There's no doubt that is the case. So if the Commons accepts this and passes a motion accordingly, they can be punished. This is where the complication sets in. Paul Farrelly, one of the leading Labour MPs on the committee, told me yesterday: "You can't lock them up in the Tower, human rights lawyers would have a field day.

"You can't have their eyes pecked out by ravens at the Tower of London, so it's really an issue for select committees and parliament to decide how they might want to reform the system given this most blatant case of people coming and not telling us the truth."

This punishment can take any number of forms. Among the more arcane are imprisonment or imposing a fine - but these haven't happened since 1880 and 1666 respectively. Better hold fire on those ones. The best answer is to implement a measure which last took place in 1957 - relatively recently, in constitutional terms.

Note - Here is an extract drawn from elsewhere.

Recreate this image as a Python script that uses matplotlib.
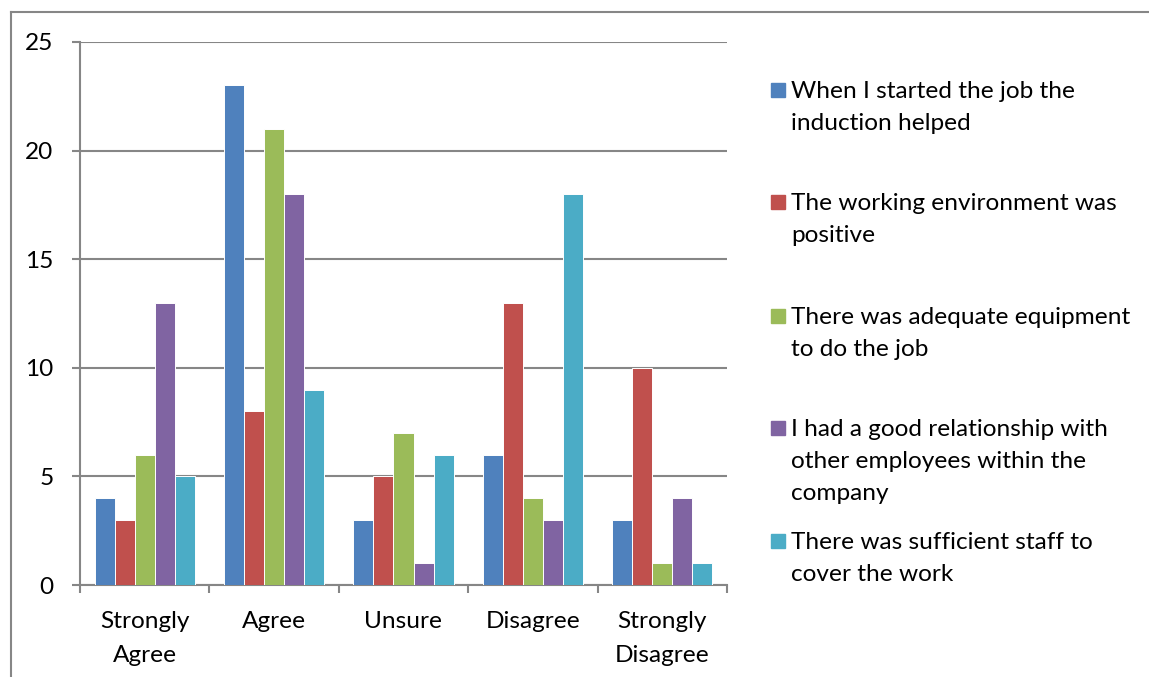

January 24th 1957, in fact, was the last time a member of the public was summoned to the bar of the Commons. The poor soul facing the wrath of parliament was Sir John Junor of the Sunday Express, who had impugned the reputation of MPs over the petrol allowance given to political parties at the time. Reading the Hansard transcript of his brush with MPs makes for chilling reading. The Speaker at the time, William Morrison, did not hold back:

You did not seek, so the committee have found, to establish the truth of the article, nor did you appear willing to admit its obvious implications. Although given every opportunity to express your regret, you made what the Committee were only able to regard as an entirely inadequate apology.

After giving Junor a chance to speak the newspaper editor grovelled - it's the only way to describe it:

I do regret, deeply and sincerely, that the manner in which I expressed myself should have been such as to be a contempt of this House. I have nothing more to say. I now leave myself in the hands of this House.

After chewing the thing over for a few minutes, the leader of the House Rab Butler decided to let him off any further punishment. He had been humiliated enough.

This is a punishment which can very easily be doled out to the News International bosses. There is no need for a change of the rules. Just because something doesn't happen every day - or even decades - doesn't mean a fresh response needs to be worked out from scratch.